Example 2: A CMP Polishing Pad with Prepolymer Flanged Windows

(55) A flanged window material was cast into a cylinder having the diameter desired of the exclusion area from a mixture of 88 wt. % polyisocyanate prepolymer 1, 11 wt. % curative, and light stabilizer. The casting was skived into sheets of 2 mm thick, then sheets then milled into a flanged window shape. Nominal flange thickness was 50 m; detection area thickness was 2 mm; detection area was circular and 18 mm in diameter; and the flange was circular and 30 mm in diameter, which was the size of the exclusion area. One 50 m deep, 30 mm recessed area was milled in the underside of polishing layer A concentric with an 18 mm wide aperture through the polishing layer. Reactive hot melt was applied to the recessed area; and the flanged window was inserted into polishing layer A such that the detection area surface was flush with the top surface of the polishing layer. Reactive hot melt adhesive was also applied to the top surface of sub pad A and used to permanently adhere polishing layer A (containing the flanged window) to sub pad A.

Example 3: Leakage Testing

(56) The CMP polishing pads of Examples 1 and 2 were tested for effectiveness against leakage using two methods. In the first method, a vacuum was applied to the underside of the CMP polishing pad using a porous plate. A liquid dye was placed on the polishing surface, the exclusion zone, and the window detection area and allowed to flow into the pad material. After 10 hours, the CMP polishing pad was removed and the porous plate was inspected for dye discoloration. No discoloration was found, indicating that the flanged window had not leaked.

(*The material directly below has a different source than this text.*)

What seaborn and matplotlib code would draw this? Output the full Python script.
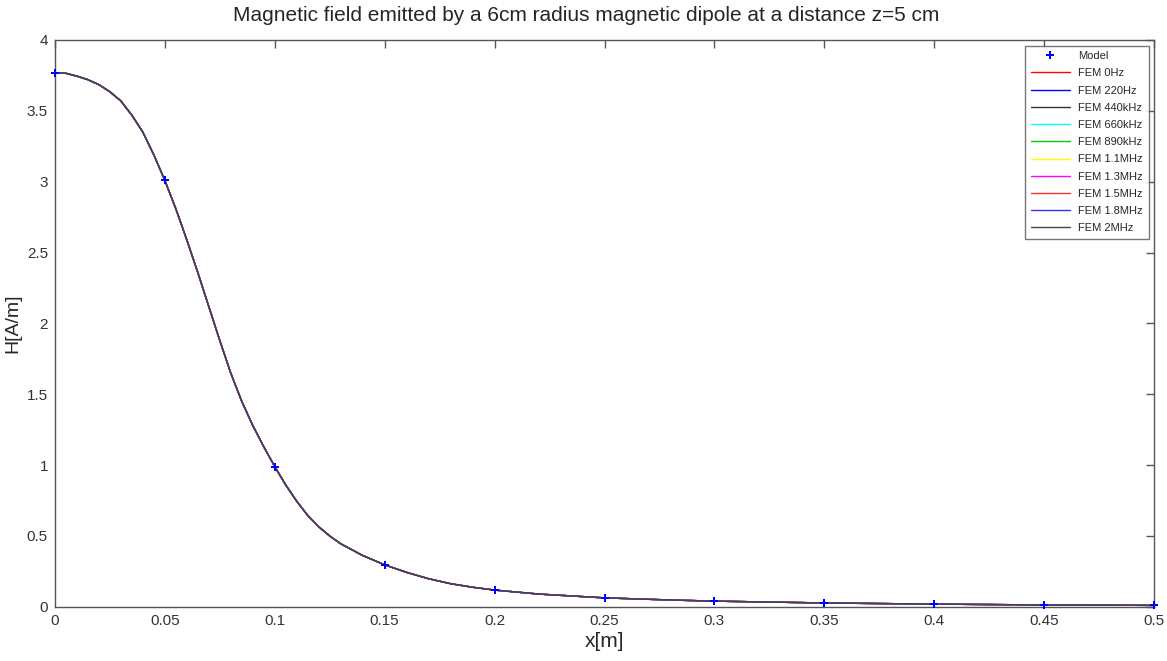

(57) The second experiment comprised placing each CMP polishing pad on a CMP platen within a functioning CMP machine. The polishing layer top surface, exclusion zone, and window detection area were then subjected to a rotating surface conditioning disk at 2.3 kg downforce for 60 minutes while rinsing with deionized water. The CMP polishing pad was then removed from the platen and inspected for evidence of leakage. None was found.